YOUR INSTRUCTIONS: All the data must come back unchanged, except that pictures are left out.

┌────────

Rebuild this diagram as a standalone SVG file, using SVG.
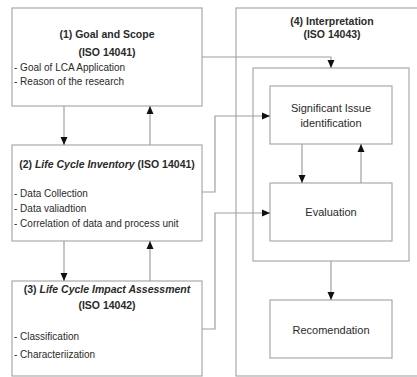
<svg xmlns="http://www.w3.org/2000/svg" width="417" height="377" viewBox="0 0 417 377">
<defs>
<marker id="ah" markerUnits="userSpaceOnUse" markerWidth="8" markerHeight="8" viewBox="0 0 8 8" refX="8" refY="4" orient="auto">
<path d="M0,0.5 L8,4 L0,7.5 Z" fill="#111"/>
</marker>
<style>
.box{fill:#fff;stroke:#aaaaaa;stroke-width:1.2}
.con{fill:none;stroke:#a0a0a0;stroke-width:1.2;marker-end:url(#ah)}
text{font-family:"Liberation Sans",Arial,sans-serif;fill:#2a2a2a}
.t{font-size:10.5px;font-weight:bold;text-anchor:middle}
.b{font-size:10px}
.n{font-size:11px;text-anchor:middle}
</style>
</defs>
<rect width="417" height="377" fill="#fff"/>
<g id="interpretation">
<rect class="box" x="236" y="8" width="200" height="368"/>
<text class="t" x="332" y="25">(4) Interpretation</text>
<text class="t" x="332" y="38">(ISO 14043)</text>
</g>
<g id="inner-group">
<rect class="box" x="253" y="68" width="156" height="193"/>
</g>
<g id="goal-scope">
<rect class="box" x="12" y="8" width="190" height="98"/>
<text class="t" x="107" y="38">(1) Goal and Scope</text>
<text class="t" x="107" y="56">(ISO 14041)</text>
<text class="b" x="14" y="70.5">- Goal of LCA Application</text>
<text class="b" x="14" y="84.5">- Reason of the research</text>
</g>
<g id="inventory">
<rect class="box" x="12" y="145" width="190" height="96"/>
<text class="t" x="107" y="168">(2) <tspan font-style="italic">Life Cycle Inventory</tspan> (ISO 14041)</text>
<text class="b" x="14" y="196.5">- Data Collection</text>
<text class="b" x="14" y="212">- Data valiadtion</text>
<text class="b" x="14" y="226.5">- Correlation of data and process unit</text>
</g>
<g id="impact">
<rect class="box" x="12" y="281" width="190" height="95"/>
<text class="t" x="107" y="293">(3) <tspan font-style="italic">Life Cycle Impact Assessment</tspan></text>
<text class="t" x="107" y="309">(ISO 14042)</text>
<text class="b" x="14" y="339.5">- Classification</text>
<text class="b" x="14" y="357.5">- Characteriization</text>
</g>
<g id="significant">
<rect class="box" x="270" y="86" width="122" height="58"/>
<text class="n" x="331" y="112">Significant Issue</text>
<text class="n" x="331" y="127">identification</text>
</g>
<g id="evaluation">
<rect class="box" x="270" y="183" width="122" height="58"/>
<text class="n" x="331" y="216">Evaluation</text>
</g>
<g id="recomendation">
<rect class="box" x="270" y="300" width="122" height="58"/>
<text class="n" x="331" y="334">Recomendation</text>
</g>
<g id="connectors">
<path class="con" d="M64,106 V145"/>
<path class="con" d="M150,145 V106"/>
<path class="con" d="M64,241 V281"/>
<path class="con" d="M150,281 V241"/>
<path class="con" d="M202,57 H331 V68"/>
<path class="con" d="M202,192 H215 V116 H270"/>
<path class="con" d="M202,329 H215 V213 H270"/>
<path class="con" d="M302,144 V183"/>
<path class="con" d="M361,183 V144"/>
<path class="con" d="M331,261 V300"/>
</g>
</svg>
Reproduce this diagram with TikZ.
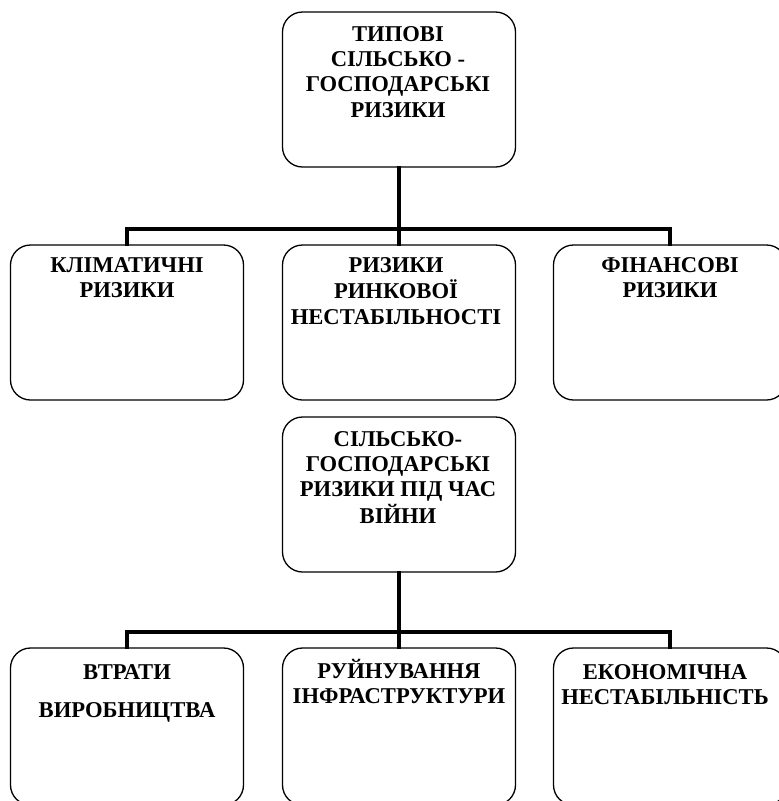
\documentclass[tikz,border=0pt]{standalone}
\usepackage{fontspec}
\setmainfont{Liberation Serif}
\usetikzlibrary{calc}
\newcommand\mytxt[1]{\begin{tabular}[t]{@{}c@{}}#1\end{tabular}}
\tikzset{
  box/.style={draw, rounded corners=20pt, line width=1.3pt, minimum width=233pt, minimum height=155pt, inner sep=0pt},
  lbl/.style={anchor=base, inner sep=0pt, font=\fontsize{22.6}{25.3}\selectfont\bfseries},
  conn/.style={line width=3.8pt, line join=miter, line cap=rect}
}
\begin{document}
\begin{tikzpicture}[x=1pt,y=-1pt]
\useasboundingbox (0,0) rectangle (779,801);
% boxes
\node[box] (t) at (399,89.5) {};
\node[box] (a) at (127,322.5) {};
\node[box] (b) at (399,322.5) {};
\node[box] (c) at (670,322.5) {};
\node[box] (w) at (399,494.5) {};
\node[box, minimum height=157pt] (d) at (127,726.5) {};
\node[box, minimum height=157pt] (e) at (399,726.5) {};
\node[box, minimum height=157pt] (f) at (670,726.5) {};
% labels
\node[lbl] (tl) at ($(t.north)+(-1,30)$) {\mytxt{ТИПОВІ\\СІЛЬСЬКО -\\ГОСПОДАРСЬКІ\\РИЗИКИ}};
\node[lbl] (al) at ($(a.north)+(0,28)$) {\mytxt{КЛІМАТИЧНІ\\РИЗИКИ}};
\node[lbl] (bl) at ($(b.north)+(-3,28)$) {\mytxt{РИЗИКИ\\РИНКОВОЇ\\НЕСТАБІЛЬНОСТІ}};
\node[lbl] (cl) at ($(c.north)+(0,28)$) {\mytxt{ФІНАНСОВІ\\РИЗИКИ}};
\node[lbl] (wl) at ($(w.north)+(-1,30)$) {\mytxt{СІЛЬСЬКО-\\ГОСПОДАРСЬКІ\\РИЗИКИ ПІД ЧАС\\ВІЙНИ}};
\node[lbl] (dl) at ($(d.north)+(0,32)$) {\mytxt{ВТРАТИ\\[12.7pt]ВИРОБНИЦТВА}};
\node[lbl] (el) at ($(e.north)+(0,31)$) {\mytxt{РУЙНУВАННЯ\\ІНФРАСТРУКТУРИ}};
\node[lbl] (fl) at ($(f.north)+(-5,32)$) {\mytxt{ЕКОНОМІЧНА\\НЕСТАБІЛЬНІСТЬ}};
% connectors
\coordinate (j1) at (399,229);
\coordinate (j2) at (399,632);
\draw[conn] (t.south) -- (j1);
\draw[conn] (a.north) |- (j1) -| (c.north);
\draw[conn] (j1) -- (b.north);
\draw[conn] (w.south) -- (j2);
\draw[conn] (d.north) |- (j2) -| (f.north);
\draw[conn] (j2) -- (e.north);
\end{tikzpicture}
\end{document}
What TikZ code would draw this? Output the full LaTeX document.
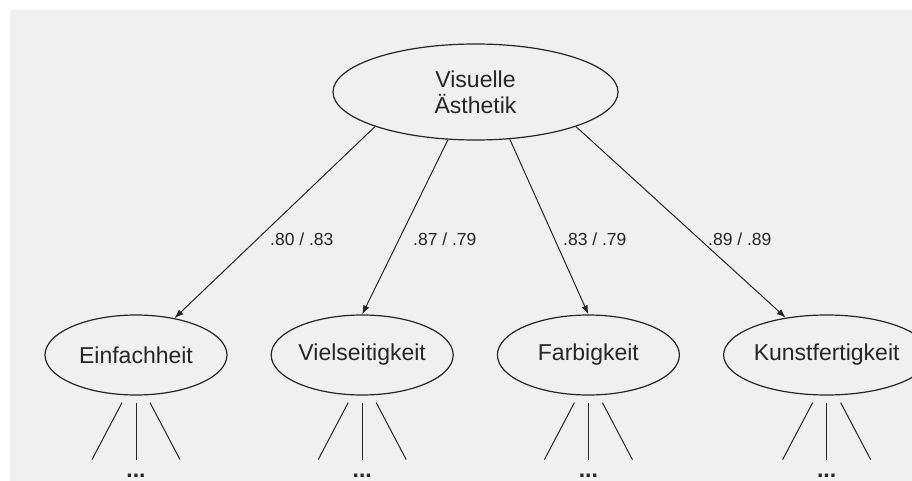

└────────

CORRECT RESULT:
Rebuild this diagram as a standalone SVG file, using SVG.
<svg xmlns="http://www.w3.org/2000/svg" width="417" height="377" viewBox="0 0 417 377">
<defs>
<marker id="ah" markerUnits="userSpaceOnUse" markerWidth="8" markerHeight="8" viewBox="0 0 8 8" refX="8" refY="4" orient="auto">
<path d="M0,0.5 L8,4 L0,7.5 Z" fill="#111"/>
</marker>
<style>
.box{fill:#fff;stroke:#aaaaaa;stroke-width:1.2}
.con{fill:none;stroke:#a0a0a0;stroke-width:1.2;marker-end:url(#ah)}
text{font-family:"Liberation Sans",Arial,sans-serif;fill:#2a2a2a}
.t{font-size:10.5px;font-weight:bold;text-anchor:middle}
.b{font-size:10px}
.n{font-size:11px;text-anchor:middle}
</style>
</defs>
<rect width="417" height="377" fill="#fff"/>
<g id="interpretation">
<rect class="box" x="236" y="8" width="200" height="368"/>
<text class="t" x="332" y="25">(4) Interpretation</text>
<text class="t" x="332" y="38">(ISO 14043)</text>
</g>
<g id="inner-group">
<rect class="box" x="253" y="68" width="156" height="193"/>
</g>
<g id="goal-scope">
<rect class="box" x="12" y="8" width="190" height="98"/>
<text class="t" x="107" y="38">(1) Goal and Scope</text>
<text class="t" x="107" y="56">(ISO 14041)</text>
<text class="b" x="14" y="70.5">- Goal of LCA Application</text>
<text class="b" x="14" y="84.5">- Reason of the research</text>
</g>
<g id="inventory">
<rect class="box" x="12" y="145" width="190" height="96"/>
<text class="t" x="107" y="168">(2) <tspan font-style="italic">Life Cycle Inventory</tspan> (ISO 14041)</text>
<text class="b" x="14" y="196.5">- Data Collection</text>
<text class="b" x="14" y="212">- Data valiadtion</text>
<text class="b" x="14" y="226.5">- Correlation of data and process unit</text>
</g>
<g id="impact">
<rect class="box" x="12" y="281" width="190" height="95"/>
<text class="t" x="107" y="293">(3) <tspan font-style="italic">Life Cycle Impact Assessment</tspan></text>
<text class="t" x="107" y="309">(ISO 14042)</text>
<text class="b" x="14" y="339.5">- Classification</text>
<text class="b" x="14" y="357.5">- Characteriization</text>
</g>
<g id="significant">
<rect class="box" x="270" y="86" width="122" height="58"/>
<text class="n" x="331" y="112">Significant Issue</text>
<text class="n" x="331" y="127">identification</text>
</g>
<g id="evaluation">
<rect class="box" x="270" y="183" width="122" height="58"/>
<text class="n" x="331" y="216">Evaluation</text>
</g>
<g id="recomendation">
<rect class="box" x="270" y="300" width="122" height="58"/>
<text class="n" x="331" y="334">Recomendation</text>
</g>
<g id="connectors">
<path class="con" d="M64,106 V145"/>
<path class="con" d="M150,145 V106"/>
<path class="con" d="M64,241 V281"/>
<path class="con" d="M150,281 V241"/>
<path class="con" d="M202,57 H331 V68"/>
<path class="con" d="M202,192 H215 V116 H270"/>
<path class="con" d="M202,329 H215 V213 H270"/>
<path class="con" d="M302,144 V183"/>
<path class="con" d="M361,183 V144"/>
<path class="con" d="M331,261 V300"/>
</g>
</svg>
Reproduce this diagram with TikZ.
\documentclass[tikz,border=0pt]{standalone}
\usepackage{fontspec}
\setmainfont{Liberation Serif}
\usetikzlibrary{calc}
\newcommand\mytxt[1]{\begin{tabular}[t]{@{}c@{}}#1\end{tabular}}
\tikzset{
  box/.style={draw, rounded corners=20pt, line width=1.3pt, minimum width=233pt, minimum height=155pt, inner sep=0pt},
  lbl/.style={anchor=base, inner sep=0pt, font=\fontsize{22.6}{25.3}\selectfont\bfseries},
  conn/.style={line width=3.8pt, line join=miter, line cap=rect}
}
\begin{document}
\begin{tikzpicture}[x=1pt,y=-1pt]
\useasboundingbox (0,0) rectangle (779,801);
% boxes
\node[box] (t) at (399,89.5) {};
\node[box] (a) at (127,322.5) {};
\node[box] (b) at (399,322.5) {};
\node[box] (c) at (670,322.5) {};
\node[box] (w) at (399,494.5) {};
\node[box, minimum height=157pt] (d) at (127,726.5) {};
\node[box, minimum height=157pt] (e) at (399,726.5) {};
\node[box, minimum height=157pt] (f) at (670,726.5) {};
% labels
\node[lbl] (tl) at ($(t.north)+(-1,30)$) {\mytxt{ТИПОВІ\\СІЛЬСЬКО -\\ГОСПОДАРСЬКІ\\РИЗИКИ}};
\node[lbl] (al) at ($(a.north)+(0,28)$) {\mytxt{КЛІМАТИЧНІ\\РИЗИКИ}};
\node[lbl] (bl) at ($(b.north)+(-3,28)$) {\mytxt{РИЗИКИ\\РИНКОВОЇ\\НЕСТАБІЛЬНОСТІ}};
\node[lbl] (cl) at ($(c.north)+(0,28)$) {\mytxt{ФІНАНСОВІ\\РИЗИКИ}};
\node[lbl] (wl) at ($(w.north)+(-1,30)$) {\mytxt{СІЛЬСЬКО-\\ГОСПОДАРСЬКІ\\РИЗИКИ ПІД ЧАС\\ВІЙНИ}};
\node[lbl] (dl) at ($(d.north)+(0,32)$) {\mytxt{ВТРАТИ\\[12.7pt]ВИРОБНИЦТВА}};
\node[lbl] (el) at ($(e.north)+(0,31)$) {\mytxt{РУЙНУВАННЯ\\ІНФРАСТРУКТУРИ}};
\node[lbl] (fl) at ($(f.north)+(-5,32)$) {\mytxt{ЕКОНОМІЧНА\\НЕСТАБІЛЬНІСТЬ}};
% connectors
\coordinate (j1) at (399,229);
\coordinate (j2) at (399,632);
\draw[conn] (t.south) -- (j1);
\draw[conn] (a.north) |- (j1) -| (c.north);
\draw[conn] (j1) -- (b.north);
\draw[conn] (w.south) -- (j2);
\draw[conn] (d.north) |- (j2) -| (f.north);
\draw[conn] (j2) -- (e.north);
\end{tikzpicture}
\end{document}
What TikZ code would draw this? Output the full LaTeX document.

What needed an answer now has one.